Seconda domenica del Tempo Ordinario

Dal vangelo di Giovanni 2,1-11

Il terzo giorno vi fu una festa di nozze a Cana di Galilea e c’era la madre di Gesù. Fu invitato alle nozze anche Gesù con i suoi discepoli. Venuto a mancare il vino, la madre di Gesù gli disse: “Non hanno vino”. E Gesù le rispose: “Donna, che vuoi da me? Non è ancora giunta la mia ora”. Sua madre disse ai servitori: “Qualsiasi cosa vi dica, fatela”.

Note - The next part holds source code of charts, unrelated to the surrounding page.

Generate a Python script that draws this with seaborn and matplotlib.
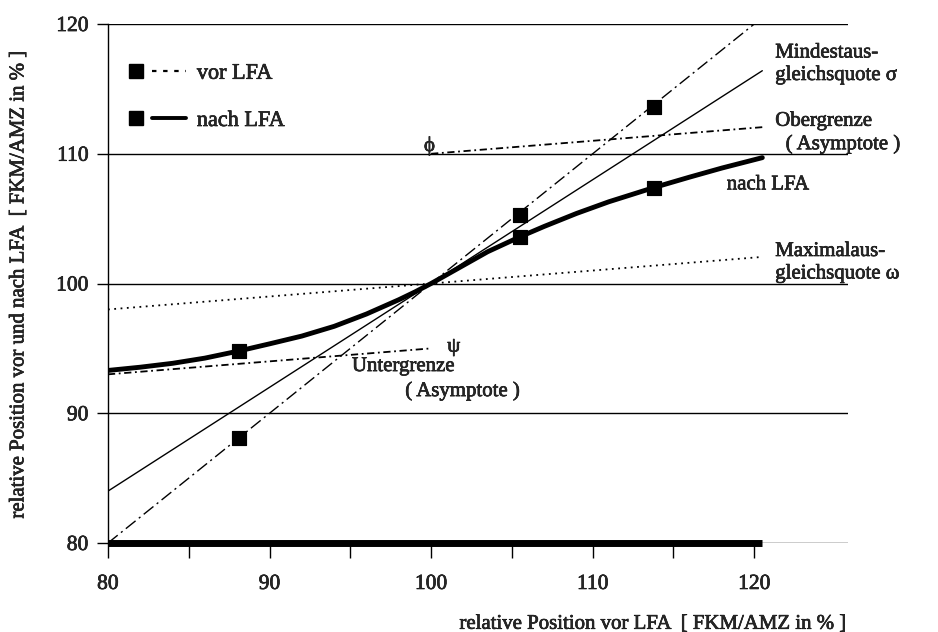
import numpy as np
import pandas as pd
import matplotlib
matplotlib.use("Agg")
import matplotlib.pyplot as plt
import matplotlib.patheffects as pe
import seaborn as sns
from matplotlib.lines import Line2D
from matplotlib.legend_handler import HandlerTuple

# values
sample_x = [88.1, 105.5, 113.8]
vor_lfa = [88.1, 105.3, 113.6]
nach_lfa = [94.8, 103.6, 107.4]

curve_x = [80, 82, 84, 86, 88.1, 90, 92, 94, 96, 98, 99, 100, 101, 102, 103.5,
           105.5, 107, 109, 111, 113.8, 116, 118, 120.5]
curve_y = [93.3, 93.55, 93.85, 94.25, 94.8, 95.35, 95.95, 96.7, 97.65, 98.75, 99.35,
           100.0, 100.7, 101.4, 102.45, 103.6, 104.4, 105.4, 106.3, 107.4, 108.2,
           108.9, 109.7]

diag_x = [80, 120]          # 45-degree line (vor = nach)
diag_y = [80, 120]
sigma_x = [80, 120.5]       # Mindestausgleichsquote
sigma_y = [84, 116.4]
omega_x = [80, 120.5]       # Maximalausgleichsquote
omega_y = [98, 102.05]
phi_x = [100, 120.5]        # Obergrenze
phi_y = [110, 112.05]
psi_x = [80, 100]           # Untergrenze
psi_y = [93, 95]

sns.set_style("white")
plt.rcParams['font.family'] = ['Liberation Serif', 'DejaVu Serif']
bold_fx = [pe.withStroke(linewidth=0.45, foreground='black')]

fig = plt.figure(figsize=(9.38, 6.32), dpi=100)
ax = fig.add_axes([0.1151, 0.1408, 0.7889, 0.8212])

k = 'black'
sns.lineplot(x=diag_x, y=diag_y, ax=ax, color=k, lw=1.0)
ax.lines[-1].set_dashes([9, 3, 1.5, 3])
sns.lineplot(x=sigma_x, y=sigma_y, ax=ax, color=k, lw=1.0)
sns.lineplot(x=omega_x, y=omega_y, ax=ax, color=k, lw=1.3)
ax.lines[-1].set_linestyle((0, (1, 2.5)))
sns.lineplot(x=phi_x, y=phi_y, ax=ax, color=k, lw=1.3)
ax.lines[-1].set_dashes([4, 2, 1, 2])
sns.lineplot(x=psi_x, y=psi_y, ax=ax, color=k, lw=1.3)
ax.lines[-1].set_dashes([4, 2, 1, 2])
sns.lineplot(x=curve_x, y=curve_y, ax=ax, color=k, lw=3.5, sort=False)
ax.lines[-1].set_solid_joinstyle('round')

sns.scatterplot(x=sample_x, y=vor_lfa, ax=ax, marker='s', s=110, color=k, edgecolor=k, zorder=5)
sns.scatterplot(x=sample_x, y=nach_lfa, ax=ax, marker='s', s=110, color=k, edgecolor=k, zorder=5)

# heavy base line of the x axis
ax.hlines(80, 80, max(curve_x), color=k, lw=5, clip_on=False, zorder=4)

ax.set_xlim(80, 125.8)
ax.set_ylim(80, 120)
ax.set_xticks([80, 90, 100, 110, 120])
ax.set_xticks([85, 95, 105, 115], minor=True)
ax.set_yticks([80, 90, 100, 110, 120])
ax.yaxis.grid(True, color=k, lw=1.0)
ax.xaxis.grid(False)
for s in ['top', 'right', 'bottom']:
    ax.spines[s].set_visible(False)
ax.spines['left'].set_color(k)
ax.spines['left'].set_linewidth(1.0)
ax.tick_params(axis='x', which='both', direction='out', length=11, width=1.0,
               color=k, pad=12, labelsize=15.5, bottom=True)
ax.tick_params(axis='y', direction='out', length=8, width=1.0, color=k,
               pad=6, labelsize=15.5, left=True)
for t in ax.get_xticklabels() + ax.get_yticklabels():
    t.set_path_effects(bold_fx)

ax.set_xlabel("relative Position vor LFA  [ FKM/AMZ in % ]", fontsize=15,
              ha='right', x=1.0, labelpad=15, path_effects=bold_fx)
ax.set_ylabel("relative Position vor und nach LFA  [ FKM/AMZ in % ]", fontsize=15,
              labelpad=20, path_effects=bold_fx)

fs = 15
notes = [
    (121.3, 116.9, "Mindestaus-\ngleichsquote σ", 'left'),
    (121.3, 111.6, "Obergrenze\n  ( Asymptote )", 'left'),
    (121.3, 101.6, "Maximalaus-\ngleichsquote ω", 'left'),
]
for x, y, s, ha in notes:
    ax.text(x, y, s, fontsize=fs, ha=ha, va='center', linespacing=1.25, path_effects=bold_fx)
ax.text(99.9, 110.6, "ϕ", fontsize=fs, ha='center', va='center', path_effects=bold_fx)
ax.text(118.3, 107.6, "nach LFA", fontsize=fs, va='center', path_effects=bold_fx)
ax.text(101.4, 95.1, "ψ", fontsize=fs, ha='center', va='center', path_effects=bold_fx)
ax.text(95.1, 93.6, "Untergrenze", fontsize=fs, va='center', path_effects=bold_fx)
ax.text(98.4, 91.7, "( Asymptote )", fontsize=fs, va='center', path_effects=bold_fx)

h_vor = (Line2D([], [], marker='s', ms=10, color=k, ls='none'),
         Line2D([], [], color=k, lw=1.6, ls=(0, (2, 3))))
h_nach = (Line2D([], [], marker='s', ms=10, color=k, ls='none'),
          Line2D([], [], color=k, lw=2.8))
leg = ax.legend([h_vor, h_nach], ["vor LFA", "nach LFA"],
                handler_map={tuple: HandlerTuple(ndivide=2, pad=0)},
                loc='upper left', bbox_to_anchor=(-0.012, 0.963), frameon=False,
                fontsize=16, handlelength=3.0, labelspacing=1.2, handletextpad=0.5)
for t in leg.get_texts():
    t.set_path_effects(bold_fx)

fig.savefig("out.png", dpi=100)
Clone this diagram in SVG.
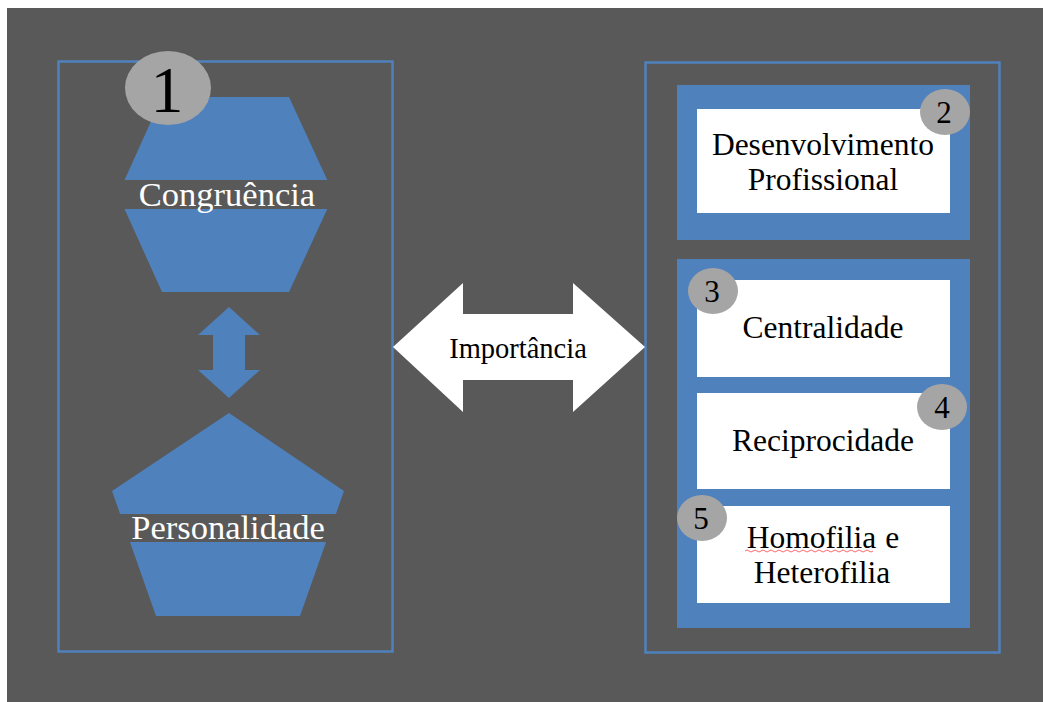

Vi erano là sei anfore di pietra per la purificazione rituale dei Giudei, contenenti ciascuna da ottanta a centoventi litri. E Gesù disse loro: “Riempite d’acqua le anfore”; e le riempirono fino all’orlo. Disse loro di nuovo: “Ora prendetene e portatene a colui che dirige il banchetto”. Ed essi gliene portarono. Come ebbe assaggiato l’acqua diventata vino, colui che dirigeva il banchetto – il quale non sapeva da dove venisse, ma lo sapevano i servitori che avevano preso l’acqua – chiamò lo sposo e gli disse: “Tutti mettono in tavola il vino buono all’inizio e, quando si è già bevuto molto, quello meno buono. Tu invece hai tenuto da parte il vino buono finora”.
Questo, a Cana di Galilea, fu l’inizio dei segni compiuti da Gesù; egli manifestò la sua gloria e i suoi discepoli credettero in lui.

Il brano delle nozze di Cana, che Giovanni colloca all’inizio del suo Vangelo, in certo modo riassume l’intera missione di Gesù. Non è solo il primo dei “segni”, ne è l’archetipo. Riassume in sé l’immagine della destinazione dei popoli che tutti possono comprendere sino a esserne anche attratti. Gesù l’espliciterà nelle parabole del regno che paragona appunto a un banchetto di nozze. In un mondo privo di visioni e smarrito sul senso della vita, qui si parla di una festosa convivialità che ha la sua forza attrattiva. Il “segno” di Cana ha cambiato anche il cuore dei discepoli, i quali proprio da Cana iniziarono a credere in Gesù. Erano un piccolissimo gruppo che da soli tre giorni seguiva Gesù, ma al vedere il “segno” di Cana, nota l’evangelista, “credettero in lui”. Compresero, cioè, che il cambiamento dell’acqua in vino mostrava nei fatti che Gesù stava inaugurando una convivenza festosa tra gli uomini. Persino le consuetudini più solide furono rovesciate. Lo notò il maestro di tavola: “Tutti mettono in tavola il vino buono all’inizio e, quando si è già bevuto molto, quello meno buono. Tu, invece, hai tenuto da parte il vino buono finora”. A Cana Gesù iniziava il nuovo regno: la solitudine veniva trasformata in comunione, la tristezza in gioia e la morte in vita. Finalmente le parole del profeta si realizzavano: “Nessuno ti chiamerà più abbandonata… ma sarai chiamata mia gioia”.
Colpisce nella narrazione la presenza della madre di Gesù, la quale era lì già prima di lui. Appare come colei che vigila perché tutto vada bene. È lei, infatti, ad accorgersi che il vino sta per finire. Verosimilmente siamo verso il giorno finale della festa che in genere durava più di un giorno. Subito Maria si reca dal Figlio e, preoccupata, gli dice: “Non hanno più vino!”. Potremo dire: è lei, ben prima di noi e talora anche senza di noi, che intercede perché tutto vada bene. E sente la responsabilità dell’amore. Per questo Maria dice ai servi: “Fate quello che egli vi dirà”. Sappiamo bene che è Gesù a compiere il miracolo, ma ha bisogno che quei servi riempiano d’acqua le giare fino all’orlo, generosamente, fin quasi a eccedere. È la forza della preghiera di intercessione, un vero e proprio ministero che dovremmo tutti riscoprire.